While everybody else are taker/moocher/looter, improductive, parasitic, lazy, workers who contribute nothing to and deserve nothing from the success of their superiors.
These have been the politics of the UK after Right-To-Buy, and of the USA after Reagan/Clinton, and after endless giant credit bubbles that have created huge tax-free effort-free capital gains in the USA, UK, etc. and large employment and wage booms in China and India.
There is not much space in this story for the ladies and lords and of the manor to find respect the losers downstairs, whatever their useless "excellence" is.
Rather than respect I find often that the attitude of the upstairs people (and the majority of voters have been persuaded by well crafted reactionary propaganda that they belong upstairs) is *spite* at the downstairs underpeople, as per the beginning of this post.
Posted by: Blissex | January 04, 2014 at 03:16 PM
People compete all the time in arenas having almost nothing to do with materialism. Everyone in San Francisco is a DJ e.g. in their twenties, before making money - and being introduced to all new status/respect games - in their 30s.They're equally broke, but not equally exalted.

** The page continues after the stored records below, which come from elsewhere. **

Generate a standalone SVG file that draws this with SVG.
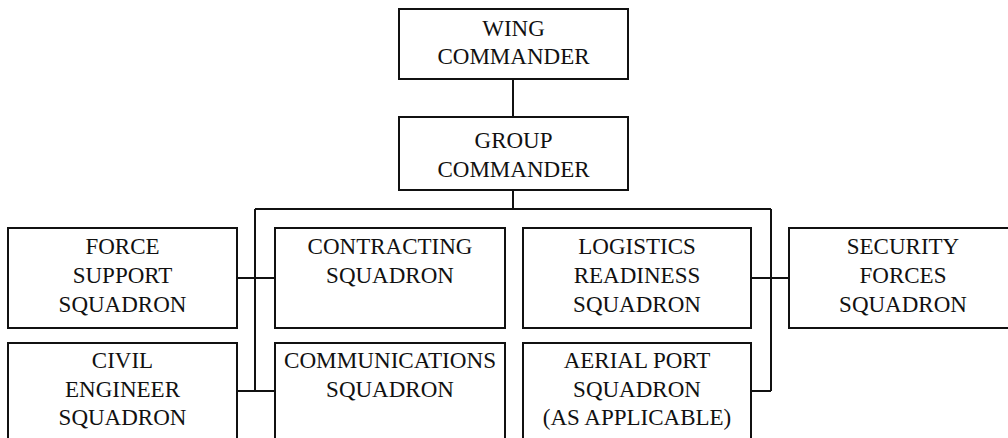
<svg xmlns="http://www.w3.org/2000/svg" width="1008" height="438" viewBox="0 0 1008 438">
<style>
.box{fill:#fff;stroke:#111;stroke-width:2}
.ln{fill:none;stroke:#111;stroke-width:2}
text{font-family:"Liberation Serif","Times New Roman",serif;font-size:23px;fill:#111;text-anchor:middle}
</style>
<rect width="1008" height="438" fill="#fff"/>
<g id="connectors">
<path class="ln" d="M513 79V117M513 190V209M255 209H771M255 209V391M771 209V391M237 278H275M237 391H275M751 278H789M751 391H771"/>
</g>
<g id="wing"><rect class="box" x="399" y="9" width="229" height="70"/><text x="513.5" y="36">WING</text><text x="513.5" y="64">COMMANDER</text></g>
<g id="group"><rect class="box" x="399" y="117" width="229" height="73"/><text x="513.5" y="148">GROUP</text><text x="513.5" y="177">COMMANDER</text></g>
<g id="force"><rect class="box" x="8" y="228" width="229" height="100"/><text x="122.5" y="254">FORCE</text><text x="122.5" y="283">SUPPORT</text><text x="122.5" y="312">SQUADRON</text></g>
<g id="contracting"><rect class="box" x="275" y="228" width="230" height="100"/><text x="390" y="254">CONTRACTING</text><text x="390" y="283">SQUADRON</text></g>
<g id="logistics"><rect class="box" x="523" y="228" width="228" height="100"/><text x="637" y="254">LOGISTICS</text><text x="637" y="283">READINESS</text><text x="637" y="312">SQUADRON</text></g>
<g id="security"><rect class="box" x="789" y="228" width="229" height="100"/><text x="903" y="254">SECURITY</text><text x="903" y="283">FORCES</text><text x="903" y="312">SQUADRON</text></g>
<g id="civil"><rect class="box" x="8" y="343" width="229" height="110"/><text x="122.5" y="368">CIVIL</text><text x="122.5" y="397">ENGINEER</text><text x="122.5" y="425">SQUADRON</text></g>
<g id="communications"><rect class="box" x="275" y="343" width="230" height="110"/><text x="390" y="368" textLength="212" lengthAdjust="spacingAndGlyphs">COMMUNICATIONS</text><text x="390" y="397">SQUADRON</text></g>
<g id="aerial"><rect class="box" x="523" y="343" width="228" height="110"/><text x="637" y="368">AERIAL PORT</text><text x="637" y="397">SQUADRON</text><text x="637" y="425">(AS APPLICABLE)</text></g>
</svg>
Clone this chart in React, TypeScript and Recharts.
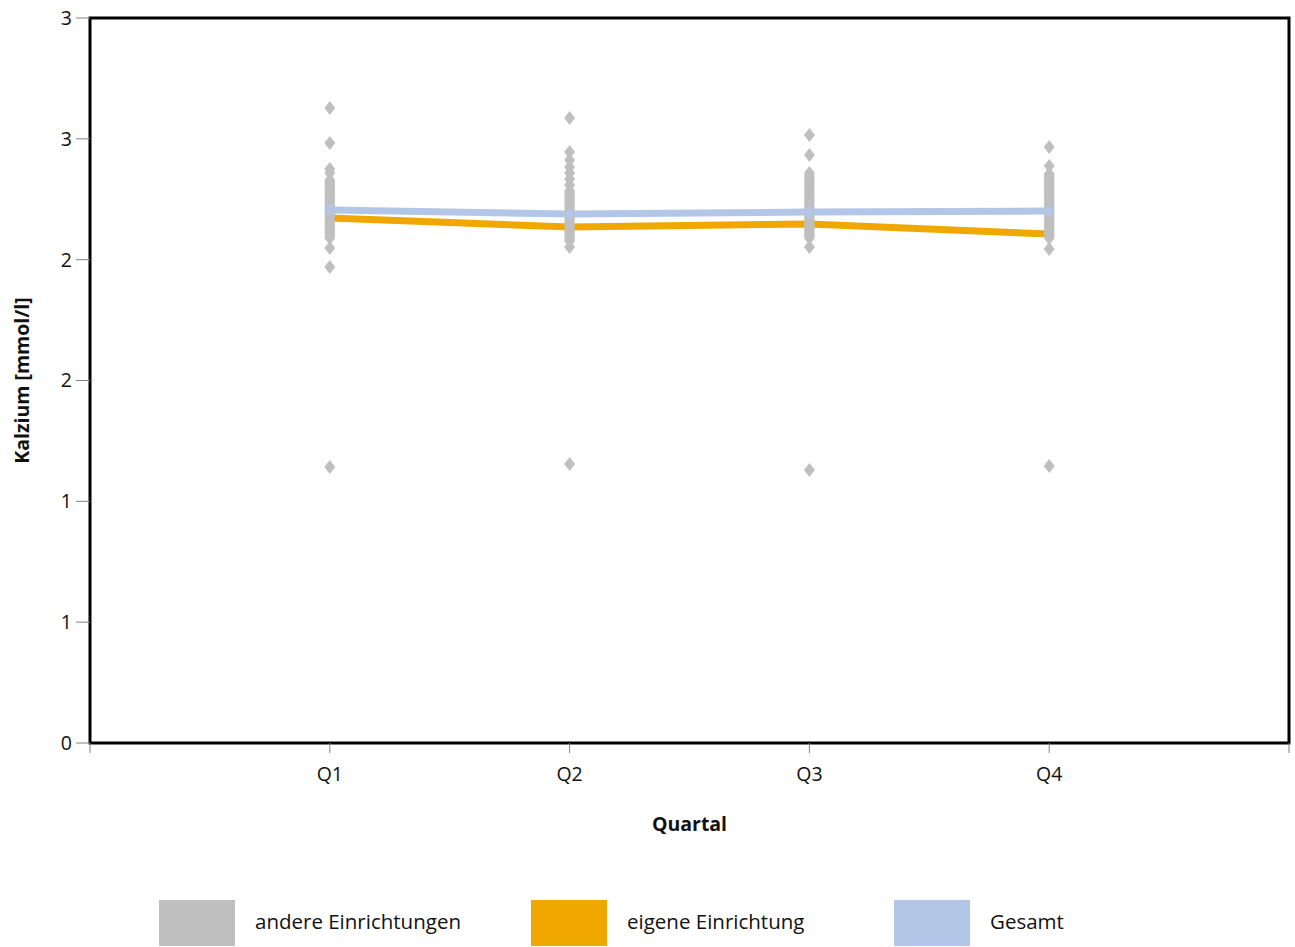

Not everyone will go to the after party and have sex on a crappy mattress in a freezing warehouse.
Pluralism, "markets in everything" in America reveals many ways one can attempt to gain respect.
Posted by: Dain | January 05, 2014 at 12:53 AM
Interesting thoughts Chris. I am interpreting what you wrote as you are playing up the parts of your view that contrast the most with Noah's, rather than portray ambiguity.
Posted by: Isomorphisms | January 06, 2014 at 01:06 AM
Here is a thought experiment. Suppose one elite named HerrDoktor Professor Chris Dillow switched from looking through the people who serve him to some more respectful, not condescending, alternative. What would be the net macro effect of this change? What if N empowered people switched, simply for their own moral reasons. At what N can these micro respects be said to overthrow the endogenous ideological tyranny described in this article? (phase change? or gradual?)